Una contestación que se convertiría en proverbial hasta el punto de merecer figurar entre los dichos populares del diccionario Larousse. Una contestación frecuentemente mal interpretada, como si Jesús invitara a los suyos a no tomar parte en los asuntos temporales, despreciando las realidades cívicas o políticas. O bien, como si reconociera al poder político una suerte de autonomía total y absoluta.
Jesús no pretende dividir la realidad en compartimentos estancos, como si los cristianos pudieran ignorara la realidad política, como si la religión debiera encerrarse en los templos, sin pretender influir en la calle, la ciudad, la familia, las leyes…
“Dad al César lo que es del César”. En la respuesta de Jesús se invita a tener en cuenta a la autoridad establecida y a respectar sus derechos. Pero, a la vez, la contestación de Jesús introduce una distinción revolucionaria en el mundo antiguo: desacraliza la política al afirmar que el César es el César, pero que no es Dios. ¡Que el César ejerza su función! Se trata de una función humana importante, sujeta a los azares, a la complejidad de las realidades sociopolíticas, de los regímenes, sistemas e ideologías.
“Dad a Dios lo que es de Dios”. El mundo moderno sabe muy bien a qué extremos puede llevar el poder de este mundo cuando pretende erigirse en poder absoluto, suplantando al único Absoluto, a Dios. La política, por importante que sea, que lo es, pues se trata del arte de servir al bien común, no es todo. El hombre no vive sólo de pan, ni de mercados o productos. Creado a imagen de Dios, lleva la efigie divina en su ser antes de que el César imprimiera la suya sobre las monedas. Por eso el hombre merece un respeto absoluto.

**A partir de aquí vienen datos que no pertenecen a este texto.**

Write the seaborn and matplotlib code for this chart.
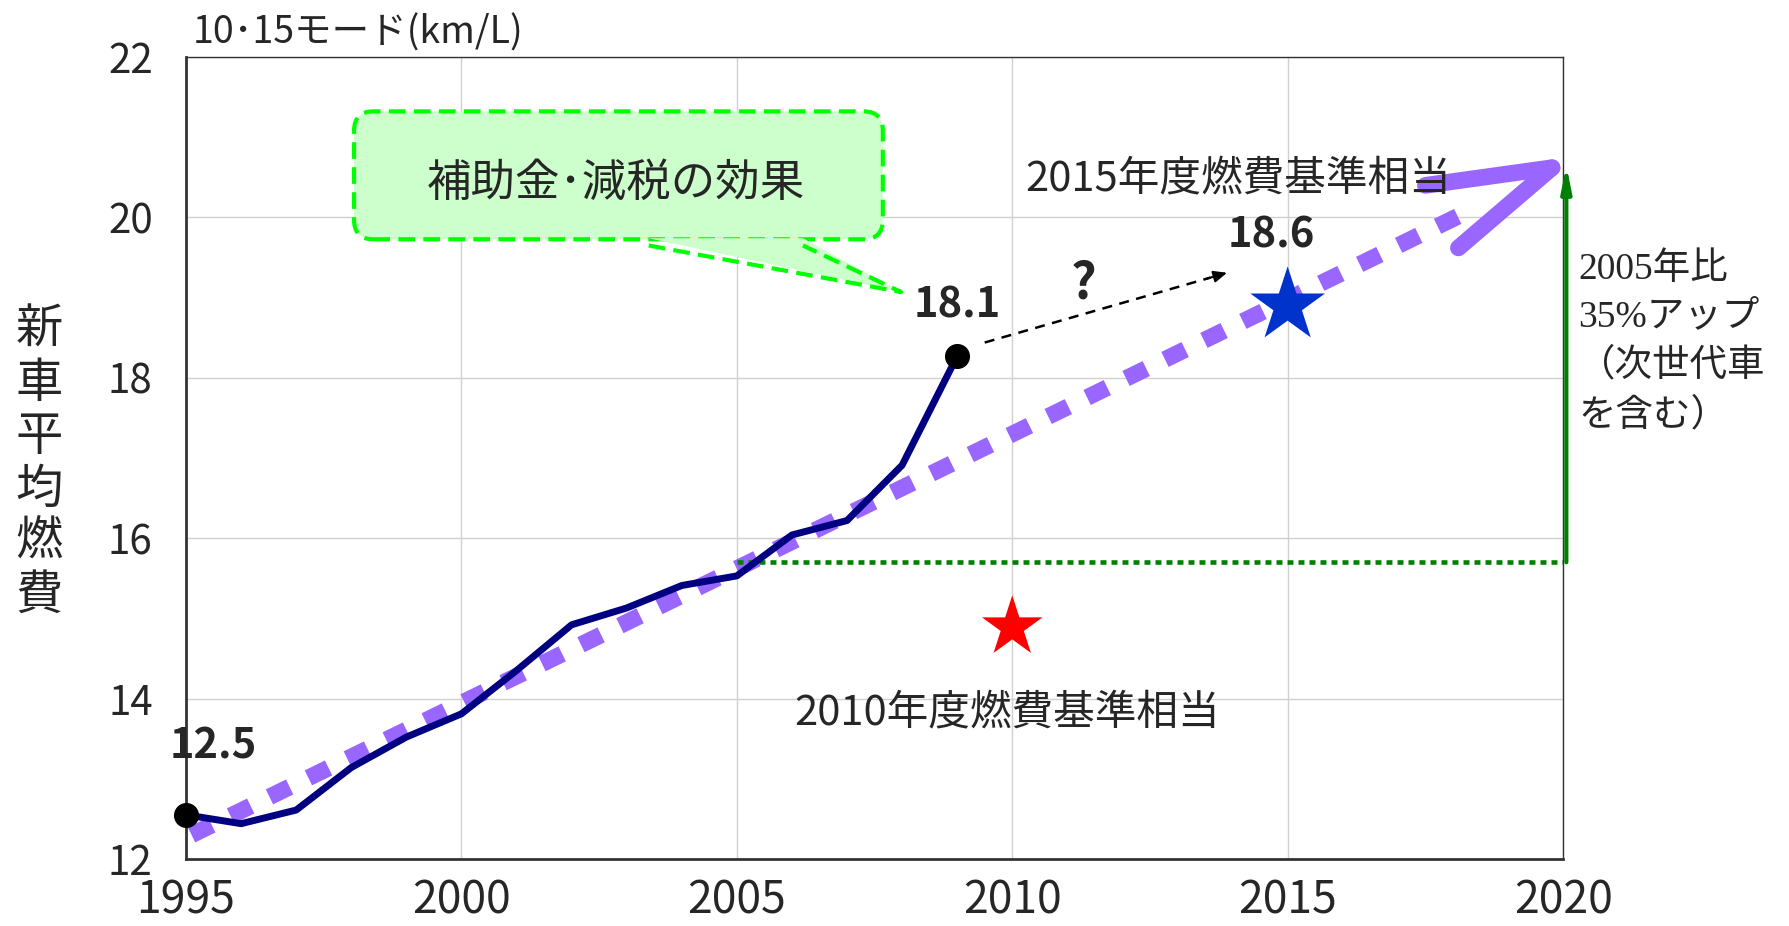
import numpy as np
import pandas as pd
import seaborn as sns
import matplotlib.pyplot as plt
from matplotlib.patches import FancyBboxPatch, Polygon

# 新車平均燃費 (10・15モード, km/L)
years = [1995, 1996, 1997, 1998, 1999, 2000, 2001, 2002, 2003, 2004, 2005, 2006, 2007, 2008, 2009]
fuel = [12.55, 12.44, 12.61, 13.14, 13.52, 13.81, 14.35, 14.92, 15.13, 15.41, 15.53, 16.04, 16.22, 16.91, 18.27]

x_ticks = [1995, 2000, 2005, 2010, 2015, 2020]
y_ticks = [12, 14, 16, 18, 20, 22]

# trend (purple dashed) and chevron head
trend_x = [1995.1, 2018.2]
trend_y = [12.3, 20.05]
head_tip = (2019.8, 20.62)
head_arms = [(2017.5, 20.4), (2018.1, 19.62)]

# standards
std_2010 = (2010, 14.89)
std_2015 = (2015, 18.9)
base_2005 = 15.7
target_2020 = 20.65

sns.set_style('whitegrid')
plt.rcParams['font.family'] = ['Noto Sans CJK JP', 'DejaVu Sans']

fig = plt.figure(figsize=(17.89, 9.26), dpi=100)
ax = fig.add_axes([0.104, 0.0724, 0.7697, 0.866])

df = pd.DataFrame({'year': years, 'fuel': fuel})

# trend line
ax.plot(trend_x, trend_y, color='#9966FF', lw=12, dashes=(1.35, 1.25), solid_capstyle='butt', zorder=2)
for arm in head_arms:
    ax.plot([arm[0], head_tip[0]], [arm[1], head_tip[1]], color='#9966FF', lw=12,
            solid_capstyle='round', zorder=2, clip_on=False)

# main series
sns.lineplot(data=df, x='year', y='fuel', color='#000080', lw=5, ax=ax, zorder=3)
ax.scatter([years[0], years[-1]], [fuel[0], fuel[-1]], s=290, color='black', zorder=4, clip_on=False)

# stars
sns.scatterplot(x=[std_2015[0]], y=[std_2015[1]], marker='*', s=3200, color='#0033CC',
                edgecolor='none', ax=ax, zorder=4)
sns.scatterplot(x=[std_2010[0]], y=[std_2010[1]], marker='*', s=2100, color='#FF0000',
                edgecolor='none', ax=ax, zorder=4)

# 2005 baseline and 35% up arrow
ax.plot([2005, 2020], [base_2005, base_2005], color='#008000', lw=3.3, dashes=(1.3, 1.1), zorder=2)
ax.annotate('', xy=(2020.06, target_2020), xytext=(2020.06, base_2005), annotation_clip=False,
            arrowprops=dict(arrowstyle='-|>,head_length=1.5,head_width=0.3', color='#008000',
                            lw=3, shrinkA=0, shrinkB=0))

# question arrow
ax.plot([2009.5, 2013.6], [18.44, 19.25], color='black', lw=1.8, ls=(0, (4, 3)), zorder=3)
ax.annotate('', xy=(2013.9, 19.31), xytext=(2013.5, 19.23),
            arrowprops=dict(arrowstyle='-|>,head_length=0.8,head_width=0.35', color='black',
                            lw=1.5, shrinkA=0, shrinkB=0))
ax.text(2011.3, 19.17, '?', fontsize=36, fontweight='bold', ha='center', va='center')

# callout box
box = FancyBboxPatch((1998.3, 19.9), 9.1, 1.25, boxstyle='round,pad=0.25,rounding_size=0.35',
                     mutation_aspect=0.69, facecolor='#CCFFCC', edgecolor='#00FF00', lw=3,
                     ls=(0, (4, 2)), zorder=5)
ax.add_patch(box)
tail = Polygon([(2003.4, 19.74), (2007.98, 19.07), (2006.2, 19.74)], closed=True,
               facecolor='#CCFFCC', edgecolor='none', zorder=6)
ax.add_patch(tail)
ax.plot([2003.4, 2007.98, 2006.2], [19.65, 19.07, 19.65], color='#00FF00', lw=3,
        ls=(0, (4, 2)), zorder=6)
ax.text(2002.8, 20.43, '補助金･減税の効果', fontsize=32, ha='center', va='center', zorder=7)

# value labels
ax.text(1995.5, 13.4, '12.5', fontsize=30, fontweight='bold', ha='center', va='center')
ax.text(2009.0, 18.9, '18.1', fontsize=30, fontweight='bold', ha='center', va='center')
ax.text(2014.7, 19.77, '18.6', fontsize=30, fontweight='bold', ha='center', va='center')

ax.text(2014.1, 20.48, '2015年度燃費基準相当', fontsize=30, ha='center', va='center')
ax.text(2009.9, 13.82, '2010年度燃費基準相当', fontsize=30, ha='center', va='center')

ax.text(1.011, 0.757, '2005年比\n35%アップ\n（次世代車\nを含む）', transform=ax.transAxes,
        fontsize=27, ha='left', va='top', linespacing=1.5,
        family=['Liberation Serif', 'Noto Sans CJK JP'])

ax.text(0.005, 1.006, '10･15モード(km/L)', transform=ax.transAxes, fontsize=27,
        ha='left', va='bottom')

fig.text(0.022, 0.5, '新\n車\n平\n均\n燃\n費', fontsize=34, ha='center', va='center',
         linespacing=1.12)

ax.set_xlim(1995, 2020)
ax.set_ylim(12, 22)
ax.set_xticks(x_ticks)
ax.set_yticks(y_ticks)
ax.tick_params(axis='x', labelsize=32, pad=13, length=0)
ax.tick_params(axis='y', labelsize=29, pad=24, length=0)
ax.set_xlabel('')
ax.set_ylabel('')
ax.grid(True, color='#d0d0d0', lw=1)
for side in ['left', 'bottom']:
    ax.spines[side].set_color('#333333')
    ax.spines[side].set_linewidth(2)
for side in ['top', 'right']:
    ax.spines[side].set_color('#333333')
    ax.spines[side].set_linewidth(1)

fig.savefig('out.png', dpi=100)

A algunos les resulta tolerable la presencia de la Iglesia mientras se limite a impartir sacramentos, incluso puede manifestarse en la calle siempre que se trate de conservar tradiciones y costumbres. Hasta se valoran positivamente determinadas instituciones de Iglesia promotoras de servicios sociales, sobre todo si se presentan en sociedad como exclusivamente humanitarias, no portadoras de elementos religiosos y transcendentes.
Afirmar a un Dios trascendente, que ha hecho al hombre a su imagen y semejanza, dotado por tanto de un valor, una dignidad y unos derechos fundamentales, anteriores incluso a los Estados y a sus ordenamientos jurídicos positivos, puede resultar molesto, sobre todo cuando se pretende que el consenso o las decisiones de las mayorías parlamentarias sean la fuente última y exclusiva del bien y del mal, como pretenden algunos positivismos jurídicos.
Contar con Dios es la mejor garantía para el destino y respeto de aquellos que no son útiles ni rentables para la vida productiva, social o económica: los indigentes, los ancianos, los niños no nacidos o los enfermos incurables.
Los seguidores de Jesús, como ciudadanos que somos, tenemos también el derecho y el deber de hacer nuestra propia aportación a lo que entendamos que es el bien de la persona humana y de la sociedad, siempre que lo hagamos proponiendo lo que entendemos que es bueno o verdadero sin otra fuerza que la de la verdad misma. Esa es la regla de oro marcada por el Concilio Vaticano II.